-- begin --
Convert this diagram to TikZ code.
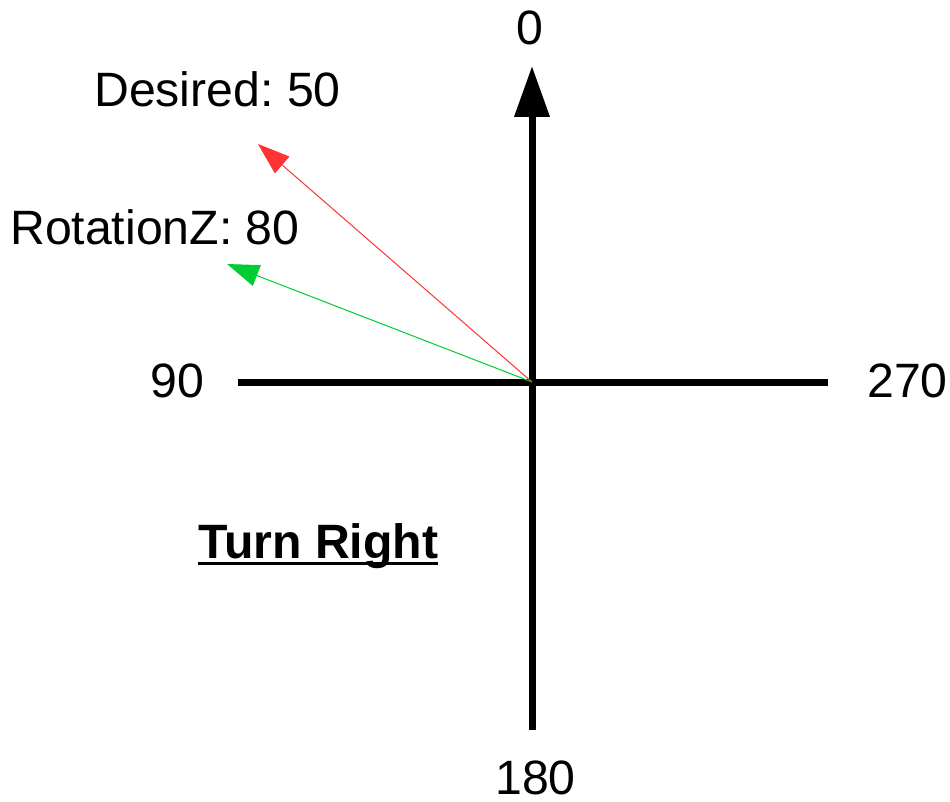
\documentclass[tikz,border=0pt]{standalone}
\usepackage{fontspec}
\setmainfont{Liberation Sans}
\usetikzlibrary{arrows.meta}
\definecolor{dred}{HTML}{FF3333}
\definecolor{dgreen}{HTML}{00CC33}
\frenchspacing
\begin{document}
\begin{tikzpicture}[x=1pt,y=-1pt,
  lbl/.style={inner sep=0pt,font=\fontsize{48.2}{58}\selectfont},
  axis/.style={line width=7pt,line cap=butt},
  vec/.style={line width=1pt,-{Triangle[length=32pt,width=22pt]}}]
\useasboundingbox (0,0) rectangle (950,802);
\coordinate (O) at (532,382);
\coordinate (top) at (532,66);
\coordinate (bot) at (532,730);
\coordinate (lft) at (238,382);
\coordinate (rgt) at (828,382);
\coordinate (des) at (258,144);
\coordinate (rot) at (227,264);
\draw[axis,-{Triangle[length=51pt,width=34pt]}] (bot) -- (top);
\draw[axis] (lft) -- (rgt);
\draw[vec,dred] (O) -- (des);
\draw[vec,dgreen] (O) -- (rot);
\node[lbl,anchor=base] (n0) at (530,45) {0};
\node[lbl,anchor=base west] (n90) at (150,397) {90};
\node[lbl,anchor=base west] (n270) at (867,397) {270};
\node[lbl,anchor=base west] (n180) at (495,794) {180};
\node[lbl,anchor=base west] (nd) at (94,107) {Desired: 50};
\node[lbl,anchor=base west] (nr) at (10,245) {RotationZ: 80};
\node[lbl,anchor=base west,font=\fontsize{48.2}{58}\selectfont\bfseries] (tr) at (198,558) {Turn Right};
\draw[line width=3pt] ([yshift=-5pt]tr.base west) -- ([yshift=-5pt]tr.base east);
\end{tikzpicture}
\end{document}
-- end --
§ Direction
Skip the images and write out the rest of the listing exactly.

§ Finished task
Convert this diagram to TikZ code.
\documentclass[tikz,border=0pt]{standalone}
\usepackage{fontspec}
\setmainfont{Liberation Sans}
\usetikzlibrary{arrows.meta}
\definecolor{dred}{HTML}{FF3333}
\definecolor{dgreen}{HTML}{00CC33}
\frenchspacing
\begin{document}
\begin{tikzpicture}[x=1pt,y=-1pt,
  lbl/.style={inner sep=0pt,font=\fontsize{48.2}{58}\selectfont},
  axis/.style={line width=7pt,line cap=butt},
  vec/.style={line width=1pt,-{Triangle[length=32pt,width=22pt]}}]
\useasboundingbox (0,0) rectangle (950,802);
\coordinate (O) at (532,382);
\coordinate (top) at (532,66);
\coordinate (bot) at (532,730);
\coordinate (lft) at (238,382);
\coordinate (rgt) at (828,382);
\coordinate (des) at (258,144);
\coordinate (rot) at (227,264);
\draw[axis,-{Triangle[length=51pt,width=34pt]}] (bot) -- (top);
\draw[axis] (lft) -- (rgt);
\draw[vec,dred] (O) -- (des);
\draw[vec,dgreen] (O) -- (rot);
\node[lbl,anchor=base] (n0) at (530,45) {0};
\node[lbl,anchor=base west] (n90) at (150,397) {90};
\node[lbl,anchor=base west] (n270) at (867,397) {270};
\node[lbl,anchor=base west] (n180) at (495,794) {180};
\node[lbl,anchor=base west] (nd) at (94,107) {Desired: 50};
\node[lbl,anchor=base west] (nr) at (10,245) {RotationZ: 80};
\node[lbl,anchor=base west,font=\fontsize{48.2}{58}\selectfont\bfseries] (tr) at (198,558) {Turn Right};
\draw[line width=3pt] ([yshift=-5pt]tr.base west) -- ([yshift=-5pt]tr.base east);
\end{tikzpicture}
\end{document}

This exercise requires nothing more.